Efeitos colaterais de uma semana desgraçada...
Frio na barriga, pontada na espinha.
Olhos marejados e pés balançando freneticamente de um lado para o outro enquanto um cigarro qualquer queima entre meus dedos.
Estou sem roupa, de joelhos em sua cama e apoiada na janela olhando para o céu. Ele me fita e constatações inesperadas surgem entre nós.
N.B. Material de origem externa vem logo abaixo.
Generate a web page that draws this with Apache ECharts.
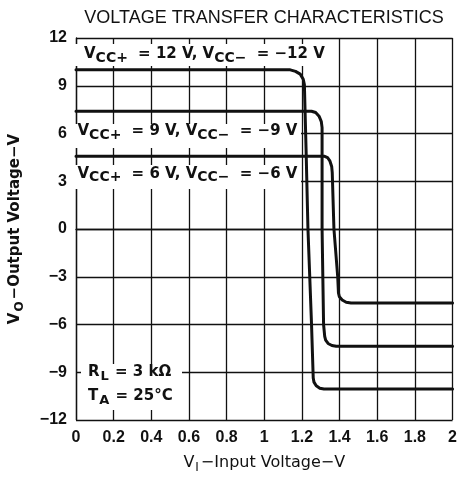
<!DOCTYPE html>
<html><head><meta charset="utf-8">
<script src="https://cdn.jsdelivr.net/npm/echarts@6/dist/echarts.min.js"></script>
<style>html,body{margin:0;padding:0;background:#fff}#c{width:460px;height:479px}</style>
</head><body><div id="c"></div>
<script>
// ---- data ----
const titleText = 'VOLTAGE TRANSFER CHARACTERISTICS';
const xTickLabels = ['0', '0.2', '0.4', '0.6', '0.8', '1', '1.2', '1.4', '1.6', '1.8', '2'];
const yTickLabels = ['\u221212', '\u22129', '\u22126', '\u22123', '0', '3', '6', '9', '12'];
const seriesNames = ['VCC\u00b1 = \u00b112 V', 'VCC\u00b1 = \u00b19 V', 'VCC\u00b1 = \u00b16 V'];
// [input voltage V, output voltage V]
const vcc12 = [[0, 10.0], [1.138, 10.0], [1.166, 9.9], [1.191, 9.73], [1.207, 9.41], [1.213, 9.07],
  [1.222, 5], [1.232, 0], [1.251, -6], [1.260, -9.36], [1.264, -9.62], [1.276, -9.85],
  [1.295, -10.0], [1.317, -10.05], [2, -10.05]];
const vcc9 = [[0, 7.4], [1.251, 7.4], [1.273, 7.32], [1.291, 7.09], [1.303, 6.75], [1.307, 6.37],
  [1.307, 0], [1.315, -6], [1.321, -6.74], [1.326, -6.98], [1.339, -7.19], [1.359, -7.32],
  [1.382, -7.37], [2, -7.37]];
const vcc6 = [[0, 4.57], [1.321, 4.57], [1.336, 4.49], [1.349, 4.26], [1.358, 3.93], [1.361, 3.54],
  [1.37, 0], [1.39, -3], [1.394, -4.02], [1.399, -4.26], [1.414, -4.46], [1.435, -4.6],
  [1.461, -4.65], [2, -4.65]];
const labelSupply = [['12', '\u221212'], ['9', '\u22129'], ['6', '\u22126']];
const rlText = '3 k\u03a9';
const taText = '25\u00b0C';

// ---- chart ----
const INK = '#111';
const LBL = 'DejaVu Sans';
const chart = echarts.init(document.getElementById('c'), null, { renderer: 'canvas' });

function vccLabel(p) {
  return '{m|V}{s|CC+}{m| = ' + p[0] + ' V, V}{s|CC\u2212}{m| = ' + p[1] + ' V}';
}
const rich = {
  m: { fontFamily: LBL, fontWeight: 'bold', fontSize: 15, fill: INK, verticalAlign: 'bottom', padding: [0, 0, 3, 0] },
  s: { fontFamily: LBL, fontWeight: 'bold', fontSize: 14, fill: INK, verticalAlign: 'bottom', padding: [0, 5, 0, 0] }
};
const rich4 = {
  m: { fontFamily: LBL, fontWeight: 'bold', fontSize: 15, fill: INK, verticalAlign: 'bottom', padding: [0, 0, 3, 0] },
  s: { fontFamily: LBL, fontWeight: 'bold', fontSize: 13, fill: INK, verticalAlign: 'bottom', padding: [0, 1, 0, 1] }
};
function box(x, y, w, h) {
  return { type: 'rect', z: 1, silent: true, shape: { x: x, y: y, width: w, height: h }, style: { fill: '#fff' } };
}
function txt(x, y, text, r) {
  return { type: 'text', z: 3, silent: true, x: x, y: y,
    style: { text: text, rich: r, align: 'left', verticalAlign: 'middle', fill: INK } };
}

function mkSeries(name, data) {
  return {
    name: name, type: 'line', data: data, symbol: 'none', showSymbol: false, smooth: false,
    z: 2, silent: true, animation: false,
    lineStyle: { color: INK, width: 3, join: 'round', cap: 'round' },
    emphasis: { disabled: true }
  };
}

chart.setOption({
  animation: false,
  backgroundColor: '#fff',
  title: {
    text: titleText, left: 259, top: 4, textAlign: 'center',
    textStyle: { fontFamily: 'Liberation Sans', fontWeight: 'normal', fontSize: 18, color: INK }
  },
  grid: { left: 73, top: 38, width: 382, height: 382, containLabel: false },
  xAxis: {
    type: 'value', min: 0, max: 2, interval: 0.2,
    name: '{m|V}{s|I}{m|\u2212Input Voltage\u2212V}',
    nameLocation: 'middle', nameGap: 35,
    nameTextStyle: {
      rich: {
        m: { fontFamily: LBL, fontSize: 16, color: INK, verticalAlign: 'bottom', padding: [0, 0, 3, 0] },
        s: { fontFamily: LBL, fontSize: 12, color: INK, verticalAlign: 'bottom', padding: [0, 2, 0, 1] }
      }
    },
    axisLine: { show: true, lineStyle: { color: INK, width: 1.3 } },
    axisTick: { show: false },
    splitLine: { show: true, lineStyle: { color: INK, width: 1.3 } },
    axisLabel: {
      margin: 10, color: INK, fontFamily: 'Liberation Sans', fontWeight: 'bold', fontSize: 16,
      formatter: function (v) { return xTickLabels[Math.round(v / 0.2)]; }
    }
  },
  yAxis: {
    type: 'value', min: -12, max: 12, interval: 3,
    name: '{m|V}{s|O}{m|\u2212Output Voltage\u2212V}',
    nameLocation: 'middle', nameGap: 50, nameRotate: 90,
    nameTextStyle: {
      rich: {
        m: { fontFamily: LBL, fontWeight: 'bold', fontSize: 15, color: INK, verticalAlign: 'bottom', padding: [0, 0, 3, 0] },
        s: { fontFamily: LBL, fontWeight: 'bold', fontSize: 12, color: INK, verticalAlign: 'bottom', padding: [0, 2, 0, 1] }
      }
    },
    axisLine: { show: true, lineStyle: { color: INK, width: 1.3 } },
    axisTick: { show: false },
    splitLine: { show: true, lineStyle: { color: INK, width: 1.3 } },
    axisLabel: {
      margin: 9, color: INK, fontFamily: 'Liberation Sans', fontWeight: 'bold', fontSize: 16,
      formatter: function (v) { return yTickLabels[Math.round((v + 12) / 3)]; }
    }
  },
  series: [
    mkSeries(seriesNames[0], vcc12),
    mkSeries(seriesNames[1], vcc9),
    mkSeries(seriesNames[2], vcc6)
  ],
  graphic: [
    box(74.5, 44, 256, 22),
    box(74.5, 124, 226.5, 24),
    box(74.5, 165, 226.5, 24),
    box(81, 364, 101, 46),
    txt(84, 56, vccLabel(labelSupply[0]), rich),
    txt(77.5, 133, vccLabel(labelSupply[1]), rich),
    txt(77.5, 175.5, vccLabel(labelSupply[2]), rich),
    txt(88, 374, '{m|R}{s|L}{m| = ' + rlText + '}', rich4),
    txt(88, 398, '{m|T}{s|A}{m| = ' + taText + '}', rich4)
  ]
});
</script>
</body></html>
É um daqueles momentos em que me sinto prestes a presenciar/sentir mais uma enrabada da vida. Enrabada essa feita sem dó, sem massagem e nem um pingo de sentimento nessa orgia escrota que é a existência; quanto mais dinheiro você tem, mais rabo alheio você fode. E porra, se acontecesse, essa seria uma das piores.
Silêncio.
Somos peixes mortos num mar de palavras a serem ditas.
Eu: "O céu está estrelado como nunca"
Ele: "É, e amanhã vai fazer um calor de cair o rabo"
Mergulhamos no tal mar novamente.
Enquanto ele se vira de costas para mim, indo dormir, penso mais uma vez sobre o ponto assustador a que a improbabilidade dos fatos da minha vida chegou: nós, juntos. E nós juntos porque queremos estar e continuar assim. Sinto medo às vezes, confesso. Pois assim como razões desconhecidas e fatos inesperados nos uniram, porque um desses não nos separaria também?
Tento não pensar assim, mas não consigo. Tento pensar "positivo", mas desisto. Ele também, e mais intensamente ainda. É que fica difícil quando a gente se fode para ir trabalhar passando mais de duas horas no trânsito debaixo do calor infernal de São Paulo em algum ônibus/metrô/trem que sempre tem mais de vinte e cinco por cento de chance de quebrar na metade do caminho. Fica complicado quando ao chegar no trabalho uma montanha de problemas dez vezes maior do que você é jogadas nas suas costas. Mais difícil na volta pra casa, que é algumas vezes pior que o processo de ida e assim vai.
Tudo muito ruim, nós sabemos, mas se perde de fato a esperança ao perceber que o momento realmente mais desconfortável de um dia é quando deitamos numa cama ao final dele e não achamos sentido pra nada do que foi feito nas horas anteriores. Isso sim é perturbador.
Ô vida.
Suponho que nosso problema com a felicidade deriva de não nos contentarmos em viver uma vida nos enganando para poder sorrir.
A gente merece mais, não por mérito algum, mas simplesmente por não merecer tão pouco.
A pontada na espinha some, o frio na barriga ameniza a minha cabeça quente, equilibrando novamente a temperatura dos meus sentimentos.
Os olhos marejados finalmente se transformam em um pranto relativamente ambíguo: desespero e felicidade; medo e amor. Relativamente porque, pelo menos pra mim, por mais diferentes que esses se pareçam entre si, um necessariamente precisa do outro pra existir em tempos que a felicidade se resume no resultado do desespero que a ilusão de precisar ter algo ou alguém que nos faça bem insita.
Não deixo ele me ver chorar para não pensar que tem algo a ver com isto. Quando na verdade é a falta dele que poderia ter algo a ver com essas lágrimas.
Meu egoísmo me consome, acabando comigo. Ao mesmo tempo em que por amá-lo tanto não quero mais que ele sofra, concordando com ele quase sempre após ouvir seus motivos incontestáveis de desejo de suicídio, o quero sofrendo/vivendo comigo.
Pois se existe algum momento em que eu não choro, é por ele ainda respirar, e respirar ao meu lado.
E nós vamos dormir, sabendo que somos só isso: um monte de mimimis típicos de uma quarta-feira.